CSV

From Lazarus wiki
Revision as of 12:29, 16 November 2012 by BigChimp (talk | contribs) (SDFDataset: RFC4180 to be used (can't get Note and Warning layout correct, updates welcome)

Overview

CSV means Comma-Separated Values, and is a popular file format that is unfortunately not completely standardized. It is a text based file format with data fields separated by comma's (or, in variants, other characters like tabs and semicolons). There may or not be a header line that lists the field names. Field data containing delimiters may be prohibited or enclosed by quotes (most commonly the double quote character). Line endings (#13 and/or #10) may or may not be allowed in field data.

RFC4180 (see [www.rfc-editor.org/rfc/rfc4180.txt]) tries to codify and standardize existing practice; it makes sense to conform to this standard when writing CSV data (and accept all RFC4180 data when reading). Another, different, specification can be found at [1]

A sample CSV snippet:

FirstName,Surname,DOB,Remarks
Jim,Weston,19560818,"Also known as ""The Butcher"""
Alice,Cooper,19760312,""

Apparently a header line is used here, as are quoting using double quotes.

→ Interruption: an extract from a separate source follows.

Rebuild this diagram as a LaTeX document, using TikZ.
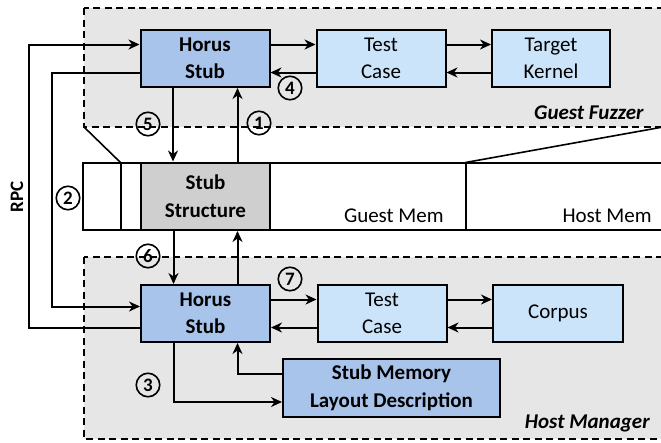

Spreadsheet packages such as Microsoft Excel and OpenOffice/LibreOFfice Calc are able to export to and import from this format. However, as Microsoft Excel may interpret some fields such as date fields differently depending on a user's OS locale, it may pay to find alternative ways of transferring data (e.g. using the FPSpreadsheet code).

CSV and SDF

Delphi (and FreePascal) have a very similar format, SDF. See SDF for more details.

Implementations

DelimitedText

TStringList offers the DelimitedText property. This parses a line of text out into separate fields. Note, however, that DelimitedText is supposed to be in SDF, a Delphi-specific format that is very much like CSV, but does not conform with RFC4180 completely.

Tips: when reading CSV data, set the StrictDelimiter property to true.

When writing out CSV data, set StrictDelimiter to false and output the DelimitedText property. One oddity is that e.g. tab characters are removed when writing out data using StrictDelimiter:=false

SDF format

See SDF#SDF format

SDFDataset

FreePascal offers the SDFDataset, which stores data in SDF format.

As indicated, SDF differs from CSV. Depending on the flavour of CSV, this format may be close enough to what a reading application expects to function.

Warning: SDFDataset will likely not work at least on ARM-based Windows CE/Windows mobile, see http://bugs.freepascal.org/view.php?id=17871

Note: Nov 2012: SDFDataset will be (but has not yet been) redefined to use RFC4180 CSV format. See e.g. http://bugs.freepascal.org/view.php?id=22980

Data Export

FreePascal/Lazarus database export functionality (e.g. TCSVExporter on the Data Export tab) offers CSV export functionality for datasets.

CsvDocument

See CsvDocument.

Jan's CSV components

See JCSV_(Jans_CSV_Components).

ZMSQL

ZMSQL stores data in semicolon-delimited files (using SDF?).